I was already a captain when I fell for the smooth-talking, gorgeous Major Nathan Walters. He was the only son of General Sir James and Lady Isobel Walters. I remember being very nervous about being introduced to them. I had never ever met anyone with those sort of titles before. They could not have been more welcoming. Isobel was always willing to stand in as a replacement mother for me and doted on Toby, their only grandchild. James, of course, got himself caught up with the wrong types and committed suicide after being embroiled with a right wing neo-Nazi group, unbelievably, as their leader. That was in the summer of 2011. By this time I had left the army and had joined a private security company. I had some great times with the Civil Protection Group but it all came crashing down when they had believed that I had leaked sensitive information to a journalist.

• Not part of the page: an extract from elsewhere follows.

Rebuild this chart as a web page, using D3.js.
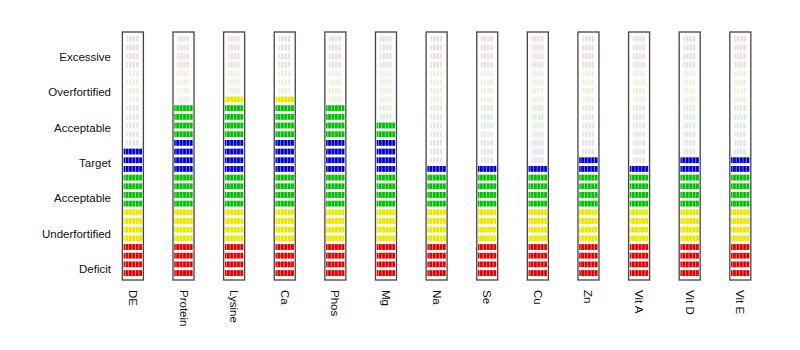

The only link between me and the journo was that we happened to live in the same village. We had never met each other until after I had been accused of betraying one of the CPG’s main clients. It was all utter rubbish. Sean Bryant, the journalist, and his family have now become really good friends. Their eldest daughter, Poppy, is currently going out with Toby. She really is a lovely girl and I hope they go on to be very happy together. Early days, though.

I always refer to Toby as my son but, in truth, he was Nate’s son as well. Death has stalked me throughout and has never been far away. Just before Toby was born I was on maternity leave when I received another knock on the door from two people in uniform. Instead of blue these two wore khaki. Once again I knew, immediately, what they were there for. Nate, a Colonel by then, had been killed by an Improvised Explosive Device, IED, in Afghanistan. For the second time in my short life, I was still only 27, my life had been torn apart by tragedy. James and Isobel were so good about it and insisted I stay with them forever. In 2010 I had started a new relationship with another member of staff in the CPG, another ex-Army officer called Ben. He was also killed as a result of the neo-Nazi thing.

After the conclusion of the neo-Nazi thing I joined the Home Security Team. It is a specialist government agency working to secure the interests of the United Kingdom on many fronts including the war on terror. I was, and have been ever since, been partnered with a brilliant man named Curt Richardson. We are now partners in another sense. During the neo-Nazi thing he also lost someone he thought he was in love with. I am really not sure how he could tell for he only knew the dancing girl from Sorrento, ironically close to the Amalfi Coast for two days, before she was a victim of a co-ordinated terrorist attack, orchestrated by my late father-in-law’s organisation. He always maintains he was sure she was the one. Curt later married the headteacher of the small primary school in our village. She met a horrible end when she ended her own life following a vitriolic attack by a racist thug and they lost their unborn baby.

I had been living with Isobel and Toby in a rental in the centre of Oakshott when Our landlord decided he had had enough of renting out property. I could have bought it from him but following a heart-to-heart with Curt one evening all three of us moved in with him.

Curt and I live together and work together. I love this man and, I am pretty sure, he loves me too. At least that is what he says anyway. Our professional lives are dangerous and this is the reason we have never consummated our relationship. We are both terrified that if we take our love to the next level it will end in tragedy. This was brought home recently when we lost a very good friend on active service.

One day we will sell everything up and start that bed-and-breakfast in Norfolk.